Written by Emanuel Martonca
on October 31, 2022

I received this question a few weeks ago:

Can software development companies forecast the sales pipeline for more than 3-4 months ahead?

My short answer is yes, you could forecast your sales pipeline for more than 3-4 months ahead, if you have very long sales cycles.

The longer answer is, as usual, it depends.

There are several conditions I think need to be fulfilled so you can forecast at least 3-4 months ahead:

1. Long sales cycles

If your typical sales process takes 3, 6, or even 9 months, your forecast can be accurate for longer time frames.

Long sales cycles are the norm if you are working with larger companies, doing long term projects or having relatively large teams in each project.

2. A predictable marketing or prospecting inflow of opportunities

If you have good visibility into the sources of projects that will come into the sales pipeline in the future, then you can build some prediction models. 

In my experience, referrals are the least predictable.

Cold outreach can be forecasted when it works well

Customers coming from marketing activities can also be predictable, to some degree, especially from SEO and inbound marketing.

The other 2 big sources of customers (distributors and events) are less predictable and even less cyclical, so it’s difficult to predict well in advance how many opportunities will come your way.

Depending on the proportion of leads you get from each of these sources, the level of confidence for your forecasts will vary significantly.

3. Narrow customer segments definition

Any numbers and KPI’s from the past that are used to forecast the future are relevant only if you are selling to some specific types of customers.

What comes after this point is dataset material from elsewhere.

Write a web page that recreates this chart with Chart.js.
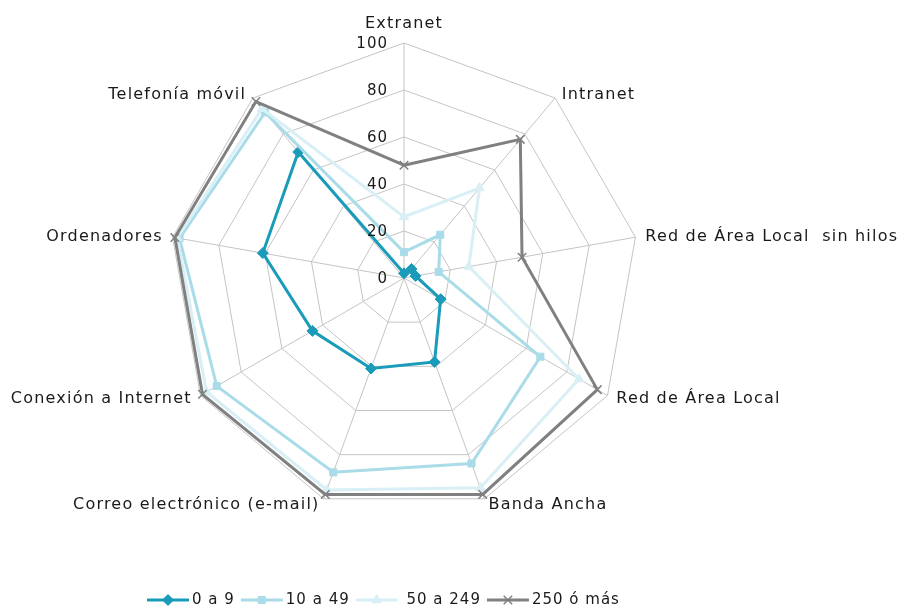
<!DOCTYPE html>
<html>
<head>
<meta charset="utf-8">
<script src="https://cdn.jsdelivr.net/npm/chart.js@4/dist/chart.umd.min.js"></script>
<style>
  html, body { margin: 0; padding: 0; background: #ffffff; }
  #wrap { width: 897px; height: 607px; position: relative; }
</style>
</head>
<body>
<div id="wrap"><canvas id="c" width="897" height="607"></canvas></div>
<script>
const categories = ['Extranet', 'Intranet', 'Red de Área Local  sin hilos', 'Red de Área Local', 'Banda Ancha', 'Correo electrónico (e-mail)', 'Conexión a Internet', 'Ordenadores', 'Telefonía móvil'];
const seriesNames = ['0 a 9', '10 a 49', ' 50 a 249', '250 ó más'];
const s0a9 = [2, 5, 5, 18, 38, 41, 45, 61, 70];
const s10a49 = [11, 24, 15, 67, 84, 88, 92, 97, 92];
const s50a249 = [26, 50, 28, 86, 95, 96, 97, 98, 94];
const s250 = [48, 77, 51, 95, 98, 98, 99, 99, 98];
const tickValues = [0, 20, 40, 60, 80, 100];

const colors = ['#1a9bb9', '#a9dce8', '#d8eff5', '#808080'];
const pointStyles = ['rectRot', 'rect', 'triangle', 'crossRot'];
const FONT = '15px "DejaVu Sans", Verdana, sans-serif';
const LABEL_FONT = '16px "DejaVu Sans", Verdana, sans-serif';
const TEXT = '#1a1a1a';

function ds(i, data) {
  const isCross = pointStyles[i] === 'crossRot';
  return {
    label: seriesNames[i],
    data: data,
    borderColor: colors[i],
    backgroundColor: colors[i],
    pointBackgroundColor: colors[i],
    pointBorderColor: colors[i],
    borderWidth: 3,
    pointStyle: pointStyles[i],
    pointRadius: isCross ? 6 : (pointStyles[i] === 'rect' ? 5 : 5.5),
    pointBorderWidth: isCross ? 1.5 : 1,
    fill: false,
    tension: 0,
    clip: false,
    order: 3 - i
  };
}

const labelPlugin = {
  id: 'customLabels',
  afterDraw(chart) {
    const ctx = chart.ctx;
    const scale = chart.scales.r;
    const R = scale.drawingArea;
    const cx = scale.xCenter, cy = scale.yCenter;
    ctx.save();
    ctx.font = FONT;
    ctx.fillStyle = TEXT;
    try { ctx.letterSpacing = '1px'; } catch (e) {}
    // tick labels
    ctx.textAlign = 'right';
    ctx.textBaseline = 'middle';
    tickValues.forEach(v => {
      const d = scale.getDistanceFromCenterForValue(v);
      ctx.fillText(String(v), cx - 16, cy - d + 1);
    });
    // point labels
    ctx.font = LABEL_FONT;
    try { ctx.letterSpacing = '1.2px'; } catch (e) {}
    categories.forEach((lab, i) => {
      const a = scale.getIndexAngle(i);
      const s = Math.sin(a), c = Math.cos(a);
      const p = scale.getPointPosition(i, R);
      if (Math.abs(s) < 0.05) {
        ctx.textAlign = 'center';
        ctx.textBaseline = c > 0 ? 'alphabetic' : 'top';
        ctx.fillText(lab, p.x, c > 0 ? p.y - 15 : p.y + 10);
      } else {
        ctx.textAlign = s > 0 ? 'left' : 'right';
        ctx.textBaseline = 'middle';
        const dx = s * 9 + (s > 0 ? 1 : -1) * 1;
        ctx.fillText(lab, p.x + dx, p.y - c * 5 + 1);
      }
    });
    // legend
    ctx.font = FONT;
    try { ctx.letterSpacing = '1px'; } catch (e) {}
    let x = 147;
    const y = 600;
    ctx.textAlign = 'left';
    ctx.textBaseline = 'middle';
    chart.data.datasets.forEach((d, i) => {
      ctx.strokeStyle = d.borderColor;
      ctx.lineWidth = 3;
      ctx.beginPath();
      ctx.moveTo(x, y);
      ctx.lineTo(x + 42, y);
      ctx.stroke();
      ctx.save();
      ctx.fillStyle = d.pointBackgroundColor;
      ctx.strokeStyle = d.pointBorderColor;
      ctx.lineWidth = d.pointBorderWidth;
      if (Chart.helpers && Chart.helpers.drawPoint) {
        Chart.helpers.drawPoint(ctx, {
          pointStyle: d.pointStyle,
          radius: d.pointRadius,
          borderWidth: d.pointBorderWidth,
          rotation: 0
        }, x + 21, y);
      }
      ctx.restore();
      ctx.fillStyle = TEXT;
      ctx.fillText(d.label, x + 45, y);
      x += 45 + ctx.measureText(d.label).width + 6;
    });
    ctx.restore();
  }
};

new Chart(document.getElementById('c'), {
  type: 'radar',
  data: {
    labels: categories,
    datasets: [ds(0, s0a9), ds(1, s10a49), ds(2, s50a249), ds(3, s250)]
  },
  options: {
    responsive: false,
    animation: false,
    devicePixelRatio: 1,
    layout: { padding: { left: 169, right: 258, top: 43, bottom: 94 } },
    plugins: { legend: { display: false }, tooltip: { enabled: false } },
    scales: {
      r: {
        min: 0,
        max: 100,
        ticks: { display: false, stepSize: 20 },
        pointLabels: { display: false },
        grid: { color: '#c4c4c4', lineWidth: 1 },
        angleLines: { color: '#c4c4c4', lineWidth: 1 }
      }
    }
  },
  plugins: [labelPlugin]
});
</script>
</body>
</html>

If you are working with many different customer segments, from different industries, in different geographies, it’s very difficult to predict anything.

Getting 5 leads per week in the past 3 months from e-commerce companies doesn’t tell you anything about how many potential customers from startups you will have in the next 3 months.

The number of opportunities you got from the US in the last 6 months doesn’t mean anything when you want to predict how many projects you could get from Germany in the next 6 months.

This is the reason we go back to the start: your strategy.

A good strategy means first and foremost a narrow definition of the customer segments you target.

When you have historical data on a very specific customer segment, you will be able to see patterns and use that knowledge to make predictions into the future.

4. Having a method in place

To make any predictions about the future, you need to have a very good understanding of both the past historical patterns and the current environment.

None of the data and information you have collected will help if you don’t analyze everything with a method that is applied consistently from quarter to quarter and reporting cycle to reporting cycle.


The waters ahead look rough, for at least 2023 if not longer.

Whether we will go through a deep recession or just a mild one, whether inflation will be very high or just higher than we are used to, whether another unexpected black swan will add fuel to the fire, nobody knows.

Because it’s very difficult to make predictions, especially about the future (a quote attributed to many famous people, most probably originating from a Danish proverb).

In any case, forecasting is more important than the forecasts.